(Task objective): Write out the listing from the line with "Recreate this image as a web" to the line with "const yTicks = [4.5, 6.5, 8.5, 10.5, 12.5, 14.5];", both lines included, exactly and nothing beyond. Leave pictures out.

[start of Input material]

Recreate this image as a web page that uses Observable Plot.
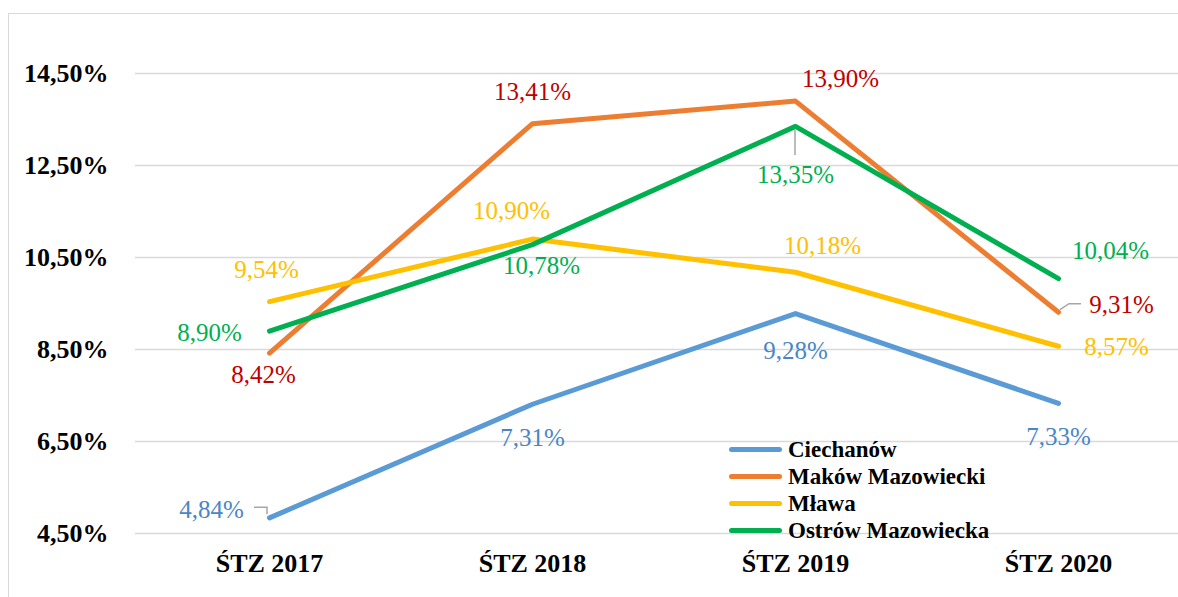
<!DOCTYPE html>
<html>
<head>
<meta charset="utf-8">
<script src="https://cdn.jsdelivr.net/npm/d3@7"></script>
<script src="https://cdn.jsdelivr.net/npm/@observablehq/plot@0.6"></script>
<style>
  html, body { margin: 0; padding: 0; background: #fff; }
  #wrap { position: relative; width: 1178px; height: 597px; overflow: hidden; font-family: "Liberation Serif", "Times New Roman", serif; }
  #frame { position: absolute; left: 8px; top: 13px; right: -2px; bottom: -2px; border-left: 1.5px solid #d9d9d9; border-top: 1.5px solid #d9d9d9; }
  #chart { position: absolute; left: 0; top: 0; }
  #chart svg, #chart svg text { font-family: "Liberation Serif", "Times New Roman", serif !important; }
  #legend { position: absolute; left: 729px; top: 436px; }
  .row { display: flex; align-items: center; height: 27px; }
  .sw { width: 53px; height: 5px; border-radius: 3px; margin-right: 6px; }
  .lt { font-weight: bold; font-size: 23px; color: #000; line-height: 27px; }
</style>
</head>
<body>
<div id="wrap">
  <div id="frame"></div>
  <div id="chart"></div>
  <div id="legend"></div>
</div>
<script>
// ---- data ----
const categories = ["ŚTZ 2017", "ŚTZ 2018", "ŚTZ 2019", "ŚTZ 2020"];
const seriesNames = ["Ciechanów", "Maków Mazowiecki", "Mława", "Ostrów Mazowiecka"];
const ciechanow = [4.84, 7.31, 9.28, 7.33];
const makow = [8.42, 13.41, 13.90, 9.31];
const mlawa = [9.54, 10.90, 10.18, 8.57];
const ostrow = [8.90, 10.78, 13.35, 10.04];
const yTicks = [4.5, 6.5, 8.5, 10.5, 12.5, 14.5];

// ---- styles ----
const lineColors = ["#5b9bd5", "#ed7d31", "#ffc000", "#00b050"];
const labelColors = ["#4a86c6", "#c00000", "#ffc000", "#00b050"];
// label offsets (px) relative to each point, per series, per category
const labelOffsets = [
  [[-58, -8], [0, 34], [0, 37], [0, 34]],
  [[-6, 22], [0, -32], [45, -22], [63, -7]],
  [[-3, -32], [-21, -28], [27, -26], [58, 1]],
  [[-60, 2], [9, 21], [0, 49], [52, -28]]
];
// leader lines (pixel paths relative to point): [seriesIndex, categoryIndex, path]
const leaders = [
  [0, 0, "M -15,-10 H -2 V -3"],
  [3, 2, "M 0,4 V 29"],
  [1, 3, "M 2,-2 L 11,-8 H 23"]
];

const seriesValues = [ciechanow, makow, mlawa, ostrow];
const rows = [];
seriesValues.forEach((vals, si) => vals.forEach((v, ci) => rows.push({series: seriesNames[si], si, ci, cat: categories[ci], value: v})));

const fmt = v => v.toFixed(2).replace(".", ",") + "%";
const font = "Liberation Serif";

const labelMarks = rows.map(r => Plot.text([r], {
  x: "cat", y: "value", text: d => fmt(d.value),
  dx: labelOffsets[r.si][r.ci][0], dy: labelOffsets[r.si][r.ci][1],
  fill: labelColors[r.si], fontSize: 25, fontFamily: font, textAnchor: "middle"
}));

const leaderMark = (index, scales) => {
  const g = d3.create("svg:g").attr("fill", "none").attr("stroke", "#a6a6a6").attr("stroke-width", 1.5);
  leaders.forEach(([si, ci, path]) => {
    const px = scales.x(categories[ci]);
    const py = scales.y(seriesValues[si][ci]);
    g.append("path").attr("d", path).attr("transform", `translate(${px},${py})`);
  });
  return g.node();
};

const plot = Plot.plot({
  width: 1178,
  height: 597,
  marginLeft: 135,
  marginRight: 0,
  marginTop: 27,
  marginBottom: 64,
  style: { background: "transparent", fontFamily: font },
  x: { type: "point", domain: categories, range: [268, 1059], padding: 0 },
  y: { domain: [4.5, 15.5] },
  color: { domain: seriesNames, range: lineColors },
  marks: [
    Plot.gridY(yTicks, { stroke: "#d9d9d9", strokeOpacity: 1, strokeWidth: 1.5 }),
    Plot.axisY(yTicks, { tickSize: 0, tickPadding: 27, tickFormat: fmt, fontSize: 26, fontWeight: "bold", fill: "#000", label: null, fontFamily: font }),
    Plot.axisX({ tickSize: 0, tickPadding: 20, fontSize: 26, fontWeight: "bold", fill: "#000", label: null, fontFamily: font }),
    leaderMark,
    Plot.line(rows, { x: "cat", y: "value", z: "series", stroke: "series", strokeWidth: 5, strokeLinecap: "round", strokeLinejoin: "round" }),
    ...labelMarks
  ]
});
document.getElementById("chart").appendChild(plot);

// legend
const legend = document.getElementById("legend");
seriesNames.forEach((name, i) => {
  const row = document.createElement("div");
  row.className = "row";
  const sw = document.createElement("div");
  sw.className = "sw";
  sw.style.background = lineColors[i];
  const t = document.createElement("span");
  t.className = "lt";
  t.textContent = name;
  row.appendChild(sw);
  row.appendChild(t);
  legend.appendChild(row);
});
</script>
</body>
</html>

[end of Input material]
[start of Input material]

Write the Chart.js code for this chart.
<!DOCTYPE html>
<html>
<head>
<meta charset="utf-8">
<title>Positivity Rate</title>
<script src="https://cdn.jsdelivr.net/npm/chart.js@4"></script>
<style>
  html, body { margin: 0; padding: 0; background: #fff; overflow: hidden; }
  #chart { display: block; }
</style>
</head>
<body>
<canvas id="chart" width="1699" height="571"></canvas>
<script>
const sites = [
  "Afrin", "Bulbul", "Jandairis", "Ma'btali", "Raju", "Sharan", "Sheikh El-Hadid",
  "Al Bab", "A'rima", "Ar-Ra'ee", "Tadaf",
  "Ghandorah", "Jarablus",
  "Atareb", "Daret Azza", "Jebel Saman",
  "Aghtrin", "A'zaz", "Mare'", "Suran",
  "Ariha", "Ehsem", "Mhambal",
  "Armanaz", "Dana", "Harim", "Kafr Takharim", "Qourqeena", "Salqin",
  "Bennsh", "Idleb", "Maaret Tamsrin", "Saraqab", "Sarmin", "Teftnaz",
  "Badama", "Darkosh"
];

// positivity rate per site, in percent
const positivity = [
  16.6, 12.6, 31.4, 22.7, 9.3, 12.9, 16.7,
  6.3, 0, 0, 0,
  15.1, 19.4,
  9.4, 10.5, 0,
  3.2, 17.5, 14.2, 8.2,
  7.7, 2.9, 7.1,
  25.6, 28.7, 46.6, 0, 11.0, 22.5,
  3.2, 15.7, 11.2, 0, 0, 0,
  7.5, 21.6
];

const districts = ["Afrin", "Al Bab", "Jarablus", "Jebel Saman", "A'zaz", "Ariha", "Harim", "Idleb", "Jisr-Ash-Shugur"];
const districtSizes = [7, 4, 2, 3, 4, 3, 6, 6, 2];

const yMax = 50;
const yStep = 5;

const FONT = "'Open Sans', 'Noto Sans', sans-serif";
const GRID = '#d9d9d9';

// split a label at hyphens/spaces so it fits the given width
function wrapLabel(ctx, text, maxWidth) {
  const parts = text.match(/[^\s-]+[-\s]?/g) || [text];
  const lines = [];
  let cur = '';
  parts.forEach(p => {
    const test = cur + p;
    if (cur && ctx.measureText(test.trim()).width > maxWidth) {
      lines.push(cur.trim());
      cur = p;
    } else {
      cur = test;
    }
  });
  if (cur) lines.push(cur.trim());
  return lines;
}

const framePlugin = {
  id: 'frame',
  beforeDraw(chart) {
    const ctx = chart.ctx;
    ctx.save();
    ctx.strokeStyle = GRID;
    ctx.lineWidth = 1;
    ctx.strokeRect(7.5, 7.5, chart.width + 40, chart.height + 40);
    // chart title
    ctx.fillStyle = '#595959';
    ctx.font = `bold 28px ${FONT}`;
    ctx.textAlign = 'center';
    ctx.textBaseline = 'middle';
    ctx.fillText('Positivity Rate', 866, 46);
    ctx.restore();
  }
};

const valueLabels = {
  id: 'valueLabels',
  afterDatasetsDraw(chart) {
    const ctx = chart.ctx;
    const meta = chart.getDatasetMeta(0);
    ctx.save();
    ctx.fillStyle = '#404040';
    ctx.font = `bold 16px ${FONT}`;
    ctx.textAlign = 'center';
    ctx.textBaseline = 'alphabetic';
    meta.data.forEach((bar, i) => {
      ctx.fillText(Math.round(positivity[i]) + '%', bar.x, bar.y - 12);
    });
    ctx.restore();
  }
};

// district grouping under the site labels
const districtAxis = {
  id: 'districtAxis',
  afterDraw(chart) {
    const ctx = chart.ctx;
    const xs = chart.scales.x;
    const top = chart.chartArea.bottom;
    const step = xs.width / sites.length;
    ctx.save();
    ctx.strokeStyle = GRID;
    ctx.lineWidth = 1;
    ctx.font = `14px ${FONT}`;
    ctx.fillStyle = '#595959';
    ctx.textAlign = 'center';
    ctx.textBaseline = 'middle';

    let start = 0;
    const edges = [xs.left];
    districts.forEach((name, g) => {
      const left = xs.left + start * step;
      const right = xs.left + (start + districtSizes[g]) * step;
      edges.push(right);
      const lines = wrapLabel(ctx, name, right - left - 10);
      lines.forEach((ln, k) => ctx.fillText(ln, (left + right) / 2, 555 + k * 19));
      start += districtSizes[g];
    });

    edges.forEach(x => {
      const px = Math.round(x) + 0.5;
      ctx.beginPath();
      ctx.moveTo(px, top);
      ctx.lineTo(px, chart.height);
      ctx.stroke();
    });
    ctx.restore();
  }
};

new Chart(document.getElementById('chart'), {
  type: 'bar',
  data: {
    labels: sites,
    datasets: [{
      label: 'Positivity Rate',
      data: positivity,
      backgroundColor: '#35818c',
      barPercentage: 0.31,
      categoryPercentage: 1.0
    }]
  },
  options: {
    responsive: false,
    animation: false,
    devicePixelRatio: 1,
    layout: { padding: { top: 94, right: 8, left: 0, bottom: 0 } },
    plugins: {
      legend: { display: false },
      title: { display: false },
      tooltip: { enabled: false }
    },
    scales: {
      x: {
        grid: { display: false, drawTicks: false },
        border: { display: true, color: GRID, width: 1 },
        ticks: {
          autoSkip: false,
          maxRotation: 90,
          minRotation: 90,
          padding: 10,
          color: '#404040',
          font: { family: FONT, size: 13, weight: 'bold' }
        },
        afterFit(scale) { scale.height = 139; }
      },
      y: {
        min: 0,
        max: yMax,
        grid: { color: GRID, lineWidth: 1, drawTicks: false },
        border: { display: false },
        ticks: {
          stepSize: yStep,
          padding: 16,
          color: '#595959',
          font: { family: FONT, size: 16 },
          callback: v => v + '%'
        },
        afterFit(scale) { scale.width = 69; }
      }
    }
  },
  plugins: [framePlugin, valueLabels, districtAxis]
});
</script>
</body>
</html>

[end of Input material]
[start of Input material]

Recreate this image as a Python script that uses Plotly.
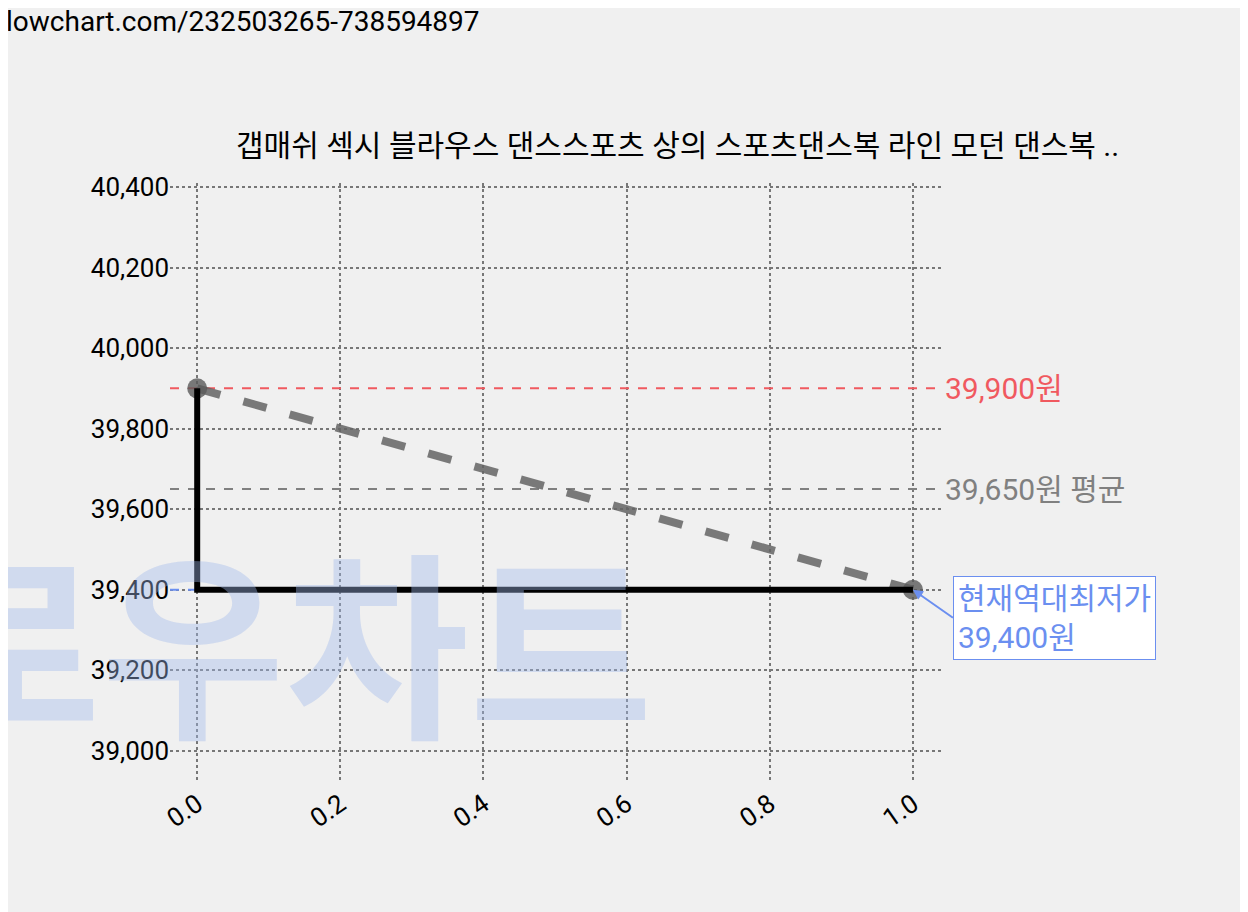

[end of Input material]

(Task answer):
Recreate this image as a web page that uses Observable Plot.
<!DOCTYPE html>
<html>
<head>
<meta charset="utf-8">
<script src="https://cdn.jsdelivr.net/npm/d3@7"></script>
<script src="https://cdn.jsdelivr.net/npm/@observablehq/plot@0.6"></script>
<style>
  html, body { margin: 0; padding: 0; background: #fff; }
  #wrap { position: relative; width: 1178px; height: 597px; overflow: hidden; font-family: "Liberation Serif", "Times New Roman", serif; }
  #frame { position: absolute; left: 8px; top: 13px; right: -2px; bottom: -2px; border-left: 1.5px solid #d9d9d9; border-top: 1.5px solid #d9d9d9; }
  #chart { position: absolute; left: 0; top: 0; }
  #chart svg, #chart svg text { font-family: "Liberation Serif", "Times New Roman", serif !important; }
  #legend { position: absolute; left: 729px; top: 436px; }
  .row { display: flex; align-items: center; height: 27px; }
  .sw { width: 53px; height: 5px; border-radius: 3px; margin-right: 6px; }
  .lt { font-weight: bold; font-size: 23px; color: #000; line-height: 27px; }
</style>
</head>
<body>
<div id="wrap">
  <div id="frame"></div>
  <div id="chart"></div>
  <div id="legend"></div>
</div>
<script>
// ---- data ----
const categories = ["ŚTZ 2017", "ŚTZ 2018", "ŚTZ 2019", "ŚTZ 2020"];
const seriesNames = ["Ciechanów", "Maków Mazowiecki", "Mława", "Ostrów Mazowiecka"];
const ciechanow = [4.84, 7.31, 9.28, 7.33];
const makow = [8.42, 13.41, 13.90, 9.31];
const mlawa = [9.54, 10.90, 10.18, 8.57];
const ostrow = [8.90, 10.78, 13.35, 10.04];
const yTicks = [4.5, 6.5, 8.5, 10.5, 12.5, 14.5];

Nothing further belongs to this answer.